Muğla Sıtkı Koçman Üniversitesi İktisat Bölümü öğrencisi Pınar Gültekin, 16 Temmuz 2020'de Akyaka Mahallesi'nde yalnız yaşadığı evinden ayrılmış, aynı gün ablasıyla telefonla görüştükten sonra kendisinden bir daha haber alınamamıştı. Ailesinin Akyaka Jandarma Komutanlığına kayıp ihbarında bulunması üzerine başlatılan çalışmada Gültekin'i tanıyan kişilerin listesi çıkarılmış ve bölgedeki güvenlik kamerası kayıtları incelenerek görgü tanıklarının ifadelerine başvurulmuştu.

Şüphe üzerine gözaltına alınan Cemal Metin Avcı, ilk ifadesinde hakkındaki suçlamaları kabul etmese de deliller ortaya konunca bir süre arkadaşlık yapıp ayrıldığı Gültekin'i bağ evinde öldürdüğünü, cansız bedenini yaktıktan sonra varille Gülağzı mevkisindeki ormanlık alana attığını itiraf etmiş ve tutuklanmıştı.
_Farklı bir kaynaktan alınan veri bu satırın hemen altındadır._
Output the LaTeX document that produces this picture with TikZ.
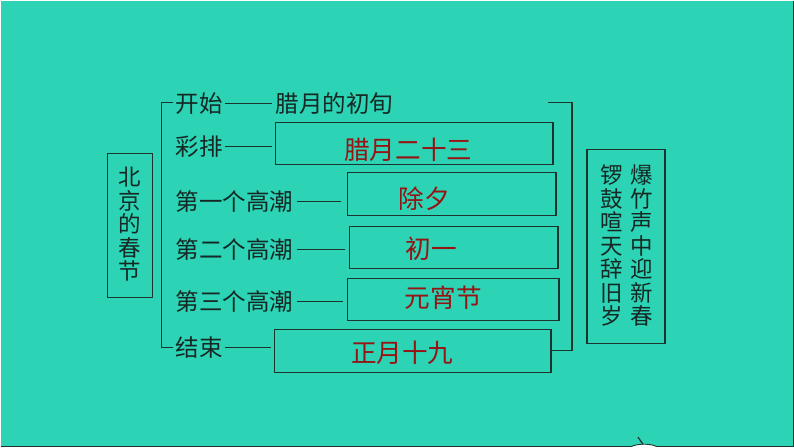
\documentclass[tikz,border=0pt]{standalone}
\usepackage{fontspec}
\newfontfamily\cjk{Noto Sans CJK SC}
\definecolor{bgteal}{RGB}{44,211,180}
\definecolor{inkline}{RGB}{28,52,46}
\definecolor{inktext}{RGB}{22,40,36}
\definecolor{ansred}{RGB}{150,20,20}
\begin{document}
\begin{tikzpicture}[x=0.02cm,y=-0.02cm,
    box/.style={draw=inkline,line width=0.8pt,inner sep=0pt},
    lab/.style={anchor=west,inner sep=0pt,text=inktext,font=\cjk\fontsize{13.4}{14}\selectfont},
    ans/.style={inner sep=0pt,text=ansred,font=\cjk\fontsize{14.6}{15}\selectfont},
    vert/.style={inner sep=0pt,align=center,text=inktext,font=\cjk\fontsize{12.8}{13.4}\selectfont},
    link/.style={draw=inkline,line width=0.7pt}]
    % фон
    \fill [bgteal] ( 0, 0 ) rectangle ( 794, 447 );
    \draw [inkline, line width=0.8pt] ( 0, 446.5 ) -- ( 793.5, 446.5 ) -- ( 793.5, 0 );

    % заголовок
    \node [box, minimum width=0.9cm, minimum height=2.88cm] (title) at ( 129.5, 225 ) {};
    \node [vert] (titletext) at ( 129.5, 224 ) {北\\京\\的\\春\\节};

    % пункты слева
    \node [lab] (kaishi) at ( 175, 103 ) {开始};
    \node [lab] (layue) at ( 275, 103 ) {腊月的初旬};
    \node [lab] (caipai) at ( 175, 146 ) {彩排};
    \node [lab] (gc1) at ( 175, 201 ) {第一个高潮};
    \node [lab] (gc2) at ( 175, 249 ) {第二个高潮};
    \node [lab] (gc3) at ( 175, 301 ) {第三个高潮};
    \node [lab] (jieshu) at ( 175, 347 ) {结束};

    % ответы
    \node [box, minimum width=5.56cm, minimum height=0.84cm] (b1) at ( 414, 143 ) {};
    \node [box, minimum width=4.18cm, minimum height=0.86cm] (b2) at ( 451.5, 193.5 ) {};
    \node [box, minimum width=4.18cm, minimum height=0.84cm] (b3) at ( 453.5, 247 ) {};
    \node [box, minimum width=4.24cm, minimum height=0.84cm] (b4) at ( 453, 299 ) {};
    \node [box, minimum width=5.54cm, minimum height=0.86cm] (b5) at ( 412.5, 350.5 ) {};
    \node [ans] (a1) at ( 408, 149 ) {腊月二十三};
    \node [ans] (a2) at ( 424, 198 ) {除夕};
    \node [ans] (a3) at ( 431, 248 ) {初一};
    \node [ans] (a4) at ( 443, 297 ) {元宵节};
    \node [ans] (a5) at ( 402, 352 ) {正月十九};

    % тире
    \draw [link, shorten <=1pt, shorten >=2pt] (kaishi.east) -- (layue.west);
    \draw [link, shorten <=1pt, shorten >=1.5pt] (caipai.east) -- (caipai.east -| b1.west);
    \draw [link, shorten <=2pt, shorten >=3pt] (gc1.east) -- (gc1.east -| b2.west);
    \draw [link, shorten <=2pt, shorten >=2pt] (gc2.east) -- (gc2.east -| b3.west);
    \draw [link, shorten <=2pt, shorten >=2pt] (gc3.east) -- (gc3.east -| b4.west);
    \draw [link, shorten <=1pt, shorten >=1.5pt] (jieshu.east) -- (jieshu.east -| b5.west);

    % скобки
    \coordinate (lt) at ( 172, 102 );
    \coordinate (lb) at ( 172, 347 );
    \coordinate (rt) at ( 548, 102 );
    \draw [link] (lt) -- ++( -11, 0 ) |- (lb);
    \draw [link] (rt) -- ++( 24, 0 ) |- (b5.east);

    % справа
    \node [box, minimum width=1.56cm, minimum height=3.88cm] (poem) at ( 626, 246 ) {};
    \node [vert] (line1) at ( 642, 245.5 ) {爆\\竹\\声\\中\\迎\\新\\春};
    \node [vert] (line2) at ( 612, 245.5 ) {锣\\鼓\\喧\\天\\辞\\旧\\岁};

    % внизу
    \begin{scope}
        \clip ( 0, 0 ) rectangle ( 794, 446 );
        \draw [inkline, line width=0.5pt, fill=white] ( 644, 450 ) ellipse ( 16 and 6 );
        \draw [inkline, line width=0.7pt] ( 638, 437 ) .. controls ( 640, 441 ) .. ( 643, 444 );
    \end{scope}
\end{tikzpicture}
\end{document}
Gültekin'i katleden Cemal Metin Avcı ile suç delillerini gizleyerek yok ettikleri gerekçesiyle suçlanan kardeşi Mertcan Avcı, annesi Ayten Avcı, babası Selim Avcı, boşandığı Eda Karagün ve ortağı Şükrü Gökhan Orhan'ın yargılandığı davanın karar duruşması 20 Haziran'da Muğla 3'üncü Ağır Ceza Mahkemesi'nde görülmüş, mahkeme heyeti, Cemal Metin Avcı'ya ağırlaştırılmış müebbetten indirime giderek 23 yıl hapis vermişti. Tutuksuz sanık kardeşi Mertcan Avcı, annesi Ayten Avcı, babası Selim Avcı, boşandığı eşi Eda Karagün ve ortağı Şükrü Gökhan Orhan'ın ise beraatine karar verilmişti.